Sebbene i dati delle ricerche passate suggerivano una correlazione forte fra l'esposizione massiccia a videogame violenti e l'aumento dell'aggressività dei giocatori, la situazione attuale è ben più complessa.
Alcuni studi popolari a sostegno di questa tesi vennero raccolti nel volume intitolato "Gli effetti dei videogame violenti nei bambini e adolescenti" pubblicato dalla Oxford University. Una prima indagine puntò a evidenziare le differenze comportamentali di chi avesse provato un gioco adatto a tutti, rispetto a chi si fosse dedicato a un gioco violento. Una seconda ricerca si concentrò sull'incidenza di atteggiamenti prevaricatori tra chi avesse dedicato più tempo a combattimenti, battaglie e massacri digitali. Un terzo studio evidenziò i cambiamenti percettivi e interpretativi dei giocatori alle prese con videogiochi violenti.
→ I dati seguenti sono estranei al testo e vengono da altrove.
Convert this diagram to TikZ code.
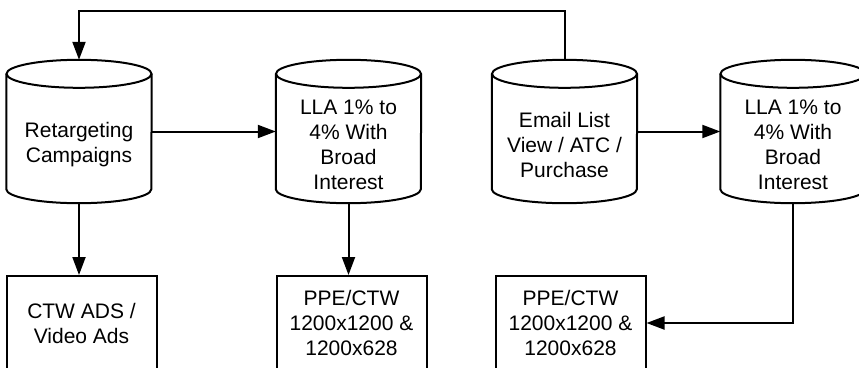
\documentclass[tikz,border=0pt]{standalone}
\usepackage{fontspec}
\setmainfont{Liberation Sans}
\usetikzlibrary{arrows.meta,positioning,calc}

\begin{document}
\begin{tikzpicture}[x=1pt, y=1pt,
  %% ── Node styles ──────────────────────────────────────────────────────────
  %% store  : cylinder frame, 145 x 143 (outline drawn below, rx=72.5, ry=14)
  %% lbl    : text inside a cylinder, sits 13.5 below its centre
  %% outbox : ad-format boxes, run off the bottom edge of the page
  store/.style={rectangle, minimum width=145pt, minimum height=143pt,
                inner sep=0pt},
  lbl/.style={font=\fontsize{21}{25}\selectfont, align=center, inner sep=0pt,
              yshift=-13.5pt},
  outbox/.style={draw, line width=2pt, minimum width=150pt,
                 minimum height=94pt, inner sep=0pt,
                 font=\fontsize{21}{25}\selectfont, align=center},
  cyl/.style={line width=2pt},
  %% ── Arrow styles ─────────────────────────────────────────────────────────
  arr/.style={-{Triangle[length=18pt, width=13pt]}, line width=2pt}
]

\useasboundingbox[fill=white] (0,0) rectangle (859,-367);

%% ── ROW 1  Audiences  (y = -131.5) ──────────────────────────────────────────
\node[store] (ret)   at ( 79.0,-131.5) {};
\node[store] (lla1)  at (348.5,-131.5) {};
\node[store] (email) at (564.5,-131.5) {};
\node[store] (lla2)  at (793.0,-131.5) {};

\node[lbl] (ret-t)   at (ret)   {Retargeting\\Campaigns};
\node[lbl] (lla1-t)  at (lla1)  {LLA 1\% to\\4\% With\\Broad\\Interest};
\node[lbl] (email-t) at (email) {Email List\\View / ATC /\\Purchase};
\node[lbl] (lla2-t)  at (lla2)  {LLA 1\% to\\4\% With\\Broad\\Interest};

%% ── Cylinder outlines ───────────────────────────────────────────────────────
\foreach \n in {ret,lla1,email,lla2} {
  \draw[cyl] ($(\n.north)+(0,-14)$) ellipse [x radius=72.5, y radius=14];
  \draw[cyl] ($(\n.north west)+(0,-14)$) -- ($(\n.south west)+(0,14)$)
    arc[start angle=180, end angle=360, x radius=72.5, y radius=14]
    -- ($(\n.north east)+(0,-14)$);
}

%% ── ROW 2  Ad formats  (y = -323) ───────────────────────────────────────────
\node[outbox] (ctw)  at ( 81.5,-323) {CTW ADS /\\Video Ads};
\node[outbox] (ppe1) at (351.5,-323) {PPE/CTW\\1200x1200 \&\\1200x628};
\node[outbox] (ppe2) at (570.5,-323) {PPE/CTW\\1200x1200 \&\\1200x628};

%% ── Arrows ──────────────────────────────────────────────────────────────────
%% Email list loops back over the top into retargeting
\draw[arr] (email.north) -- ++(0,49) -| (ret.north);
\draw[arr] (ret)  -- (lla1);
\draw[arr] (email) -- (lla2);
\draw[arr] (ret.south)  -- (ret.south |- ctw.north);
\draw[arr] (lla1.south) -- (lla1.south |- ppe1.north);
\draw[arr] (lla2.south) |- (ppe2.east);

\end{tikzpicture}
\end{document}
Recenti ricerche, però, hanno smentito queste pubblicazioni, evidenziando sorprendentemente una riduzione dei crimini conseguente la pubblicazione di videogame popolari violenti. Una ricerca dello psicologo statunitense Christopher Fergusson ha verificato quanto e se la diffusione di videogiochi violenti corrisponda a un effettivo aumento di violenza, basandosi sui dati di consumo dei videogiochi definiti violenti. I dati confliggono, anzi, la violenza sembra diminuire in modo significativo. A confermare questi risultati, è stata un'ulteriore pubblicazione dei ricercatori della Villanova University, che si è basata sull'analisi dei cambiamenti nelle vendite di videogiochi ritenuti violenti e nel numero di crimini violenti, il numero di ricerche online per guide e soluzioni per i giochi violenti e quello di crimini e i crimini successivi alla pubblicazione di tre produzioni di videogame popolari violenti. Questi ricercatori sostengono che lo sfogo di pulsioni distruttive attraverso il gioco elettronico, possa limitare le condotte aggressive nel mondo reale.

Dati i risultati degli ultimi studi, sarebbe buona norma quindi diffidare da quegli approcci definiti "moralistici" che sviano l'attenzione sulle reali cause che generano violenza: l'attenzione non va posta sull'oggetto (il gioco), ma sul filtro e l'approccio di chi ne fa uso.